How does this “trust” mechanism work then?

Researchers at Dartmouth University have begun investigating “trust”. In an article in the Journal of Neuroscience, a new study was published that illuminates the science behind this motivation.

 From a biological standpoint, why do we trust?

Image Source: Tom Merton

In the experiment, participants played an economic investment game in which they partnered with a close friend, a stranger, or a slot machine. By monitoring the subjects’ behavior, scientists hoped to better understand collaboration, an activity that relies on an individual’s ability to place trust.

In truth, the friend, stranger, and slot machine were unreal, just simple constructs drawn up by a computer program!

These simulations, set in place by a computer algorithm, reciprocated trust 50% of the time by rewarding players’ helpful actions. From this algorithm, the researchers constructed a computational model that would help predict the players’ decisions based on their previous game experiences.
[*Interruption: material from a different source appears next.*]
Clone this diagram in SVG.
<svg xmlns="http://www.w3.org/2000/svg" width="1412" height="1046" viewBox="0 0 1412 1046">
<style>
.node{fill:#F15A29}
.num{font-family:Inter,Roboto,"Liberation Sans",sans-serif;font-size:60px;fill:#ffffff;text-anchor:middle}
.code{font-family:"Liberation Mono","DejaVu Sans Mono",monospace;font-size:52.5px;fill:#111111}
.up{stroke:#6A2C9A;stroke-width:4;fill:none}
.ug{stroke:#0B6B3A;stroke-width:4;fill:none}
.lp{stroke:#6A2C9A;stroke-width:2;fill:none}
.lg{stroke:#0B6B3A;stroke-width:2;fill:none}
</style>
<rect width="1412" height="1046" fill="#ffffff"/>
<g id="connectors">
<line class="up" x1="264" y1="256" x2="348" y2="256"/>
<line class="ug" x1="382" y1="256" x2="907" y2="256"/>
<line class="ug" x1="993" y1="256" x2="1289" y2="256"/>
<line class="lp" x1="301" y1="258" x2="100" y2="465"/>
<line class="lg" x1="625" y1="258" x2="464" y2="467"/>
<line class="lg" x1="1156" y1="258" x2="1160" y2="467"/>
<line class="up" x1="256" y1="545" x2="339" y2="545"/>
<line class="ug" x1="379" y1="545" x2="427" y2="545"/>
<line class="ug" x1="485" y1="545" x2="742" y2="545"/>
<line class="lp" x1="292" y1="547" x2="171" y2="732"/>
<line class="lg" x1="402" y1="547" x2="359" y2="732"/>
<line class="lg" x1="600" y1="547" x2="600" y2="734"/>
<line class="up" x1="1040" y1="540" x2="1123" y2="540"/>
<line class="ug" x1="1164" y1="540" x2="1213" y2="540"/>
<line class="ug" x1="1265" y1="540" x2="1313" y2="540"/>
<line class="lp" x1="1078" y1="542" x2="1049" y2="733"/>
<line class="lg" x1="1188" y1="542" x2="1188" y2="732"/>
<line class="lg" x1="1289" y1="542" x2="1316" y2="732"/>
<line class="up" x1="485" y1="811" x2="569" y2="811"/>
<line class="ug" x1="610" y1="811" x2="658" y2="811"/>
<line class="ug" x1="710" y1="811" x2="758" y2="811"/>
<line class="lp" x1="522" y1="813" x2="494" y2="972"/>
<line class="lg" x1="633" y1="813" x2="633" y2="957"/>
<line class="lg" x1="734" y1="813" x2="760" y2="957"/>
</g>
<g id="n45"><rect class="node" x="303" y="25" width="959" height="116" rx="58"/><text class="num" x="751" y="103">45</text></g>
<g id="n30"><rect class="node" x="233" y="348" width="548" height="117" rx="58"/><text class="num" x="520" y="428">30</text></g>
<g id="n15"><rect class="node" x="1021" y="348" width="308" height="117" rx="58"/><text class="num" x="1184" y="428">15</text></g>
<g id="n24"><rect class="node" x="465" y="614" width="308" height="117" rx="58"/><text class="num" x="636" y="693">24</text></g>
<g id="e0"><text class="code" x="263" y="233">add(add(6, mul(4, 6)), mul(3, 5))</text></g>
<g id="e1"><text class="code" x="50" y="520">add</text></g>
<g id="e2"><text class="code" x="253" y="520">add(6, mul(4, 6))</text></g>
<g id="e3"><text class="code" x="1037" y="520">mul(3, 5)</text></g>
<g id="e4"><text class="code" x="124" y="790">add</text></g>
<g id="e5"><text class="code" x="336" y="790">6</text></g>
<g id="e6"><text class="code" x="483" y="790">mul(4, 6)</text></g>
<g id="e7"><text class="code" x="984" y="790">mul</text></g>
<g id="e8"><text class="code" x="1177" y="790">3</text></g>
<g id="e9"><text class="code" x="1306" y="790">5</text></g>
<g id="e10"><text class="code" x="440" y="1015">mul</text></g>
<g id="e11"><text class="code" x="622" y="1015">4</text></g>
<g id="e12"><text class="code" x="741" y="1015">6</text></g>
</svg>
What motivates decision-making–economic gain or social interaction?

The results were predictable. Participants felt rewarded when they had positive interactions with a close friend rather than with a stranger or slot machine. Correspondingly, the “social value” model that predicted investment decisions based on social values proved more realistic than the model based on financial returns.

 Slot machines were one of the entities with which participants communicated.

Image Source: Matthias Tunger

Researchers studied two brain areas that play a vital role in the decision-making process to explain the findings: the ventral striatum, a brain pathway important for reward processing, and the medial prefrontal cortex, which helps represent others’ mental states. Neuroimaging revealed that the ventral striatum and medial prefrontal cortex correlated with social value signals when the participants made their decisions.

There is more trust associated with a friend’s response than a stranger’s, and a greater social reward signal.  This additional signal aided in decisions that preferred friends, in spite of knowing that each responded 50% of the time.

“These findings show the importance of social relationships in how we make everyday decisions, and specifically how relationships can change our perceived value associated with a given decision,” says co-author Chang, an assistant professor in Psychological and Brain Sciences at Dartmouth.